I use the words “or will” in relation to each of the propositions because in accordance with Judge Burns’ decision, there would seem to be an inevitability about the consequence. 

  1. Whereas the Court of Appeal in B v M, Walker and Harrison had classified Trust powers and interests as relationship property, but preserved the status of Trust assets as Trust property (being property that does not have the status of either relationship property or separate property) this case goes much further and classifies the Trust assets themselves as relationship property.
  2. If this case represents the law it is truly revolutionary.  Almost all Family Trusts that contain any property that was once properly classified as relationship property will have ceased to fulfil any useful function;  the trustees will no longer be the legal owners of the Trust assets and the assets themselves will have been converted into relationship property. 
  3. Not only will the Trust assets have the status of relationship property but they will presumably be property that can be intercepted by creditors.  In this way Trusts created by spouses for creditor protection are liable to be defeated by this interpretation of the Act.
  4. If the Robertson decision is correct, it would seem that the legal ownership of Trust assets in a typical New Zealand discretionary Trust will almost invariably be taken from Trustees and be converted into the relationship property of spouses who are associated with a particular Trust. 
  5. Judge Burns did a useful thing.  He spoke about the rationale of the Bundle of Rights doctrine. 

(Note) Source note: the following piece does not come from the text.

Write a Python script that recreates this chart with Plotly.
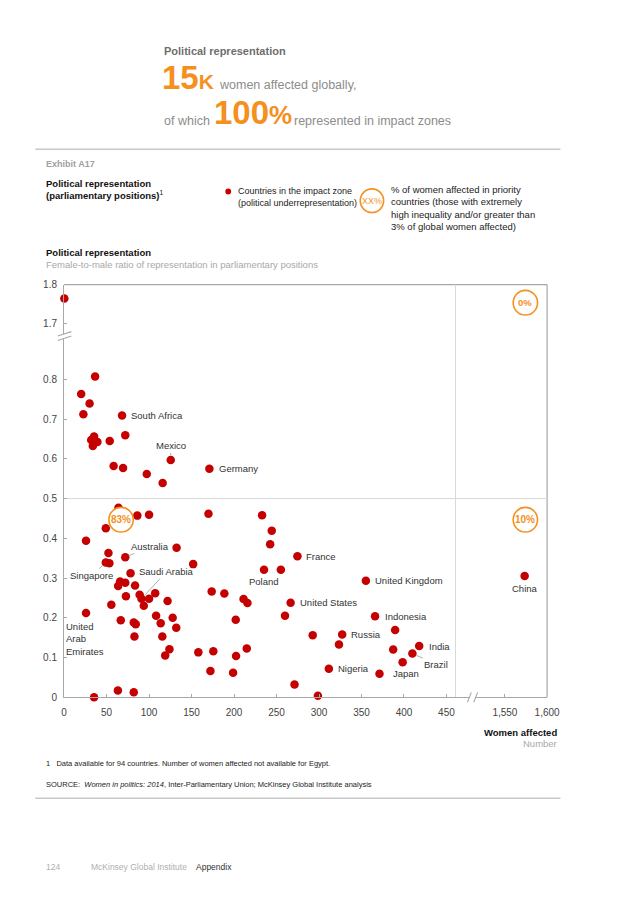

          THE RATIONALE FOR THE BUNDLE OF RIGHTS DOCTRINE

   “The Family Court does get concerned in those circumstances where relationship property is settled on a Trust and one party seeks to use the property as a  device in order to try and convert that relationship property into separate property or to retain control.  There are specific remedies under the Act, but the Court will be alert to ensuring that no injustice occurs in those circumstances where the property settled was relationship property prior to being settled on a Trust.”[24]

  1. The following words from the last sentence of the quotation seem to encapsulate his reasoning:

   “… the Court will be alert to ensuring that no injustice occurs … where the property settled was relationship property prior to being settled on a Trust.”

  1. Although that may sound a laudable initiative, there is a good case to be made that it is contrary to the intentions of Parliament.  To assist in identifying Parliament’s intentions in this regard I shall refer to three Parliamentary materials. 
  2. When the changes to the MPA were being discussed, the Ministry of Justice produced a Report of the Working Group on Matrimonial Property and Family Protection[25] which recommended the enactment of changes to the legislation that would empower the Court to make orders to redistribute Trust capital.  But Parliament rejected this recommendation.  It was not willing for the Courts to have powers of the type that are available under the Bundle of Rights doctrine.
  3. The rejection by Parliament of a judicial power to reorder Trust assets to be made over to a spouse can also be seen from the second and third materials:
  4.    The Matrimonial Property Amendment Bill 1998 No. 109-2;  and
  5.    The Matrimonial Property Amendment Bill and Supplementary Order Paper No. 25, as reported from the Justice and Electoral Committee.
    1. The first of these documents had an explanatory note that said:

   “Clause 47 of the Bill inserts new Sections 44A to 44F into the 1976 Act, which empower the Court to order compensation for matrimonial property disposed of to a Trust or Company.  These new sections provide compensatory measures where matrimonial property is transferred to a Trust which has the effect of defeating a spouse’s interests even though at the time of the transfer there was no intention to defeat those interests.  The sections do not give the Court the power to order that the capital of the Trust be distributed to the affected spouse.  This acknowledges that Trusts are created for legitimate reasons and should be permitted to fulfil that purpose, where there was no intention to defeat the spouse’s claim at the time the Trust was established.  Bona fide third party interests are protected ….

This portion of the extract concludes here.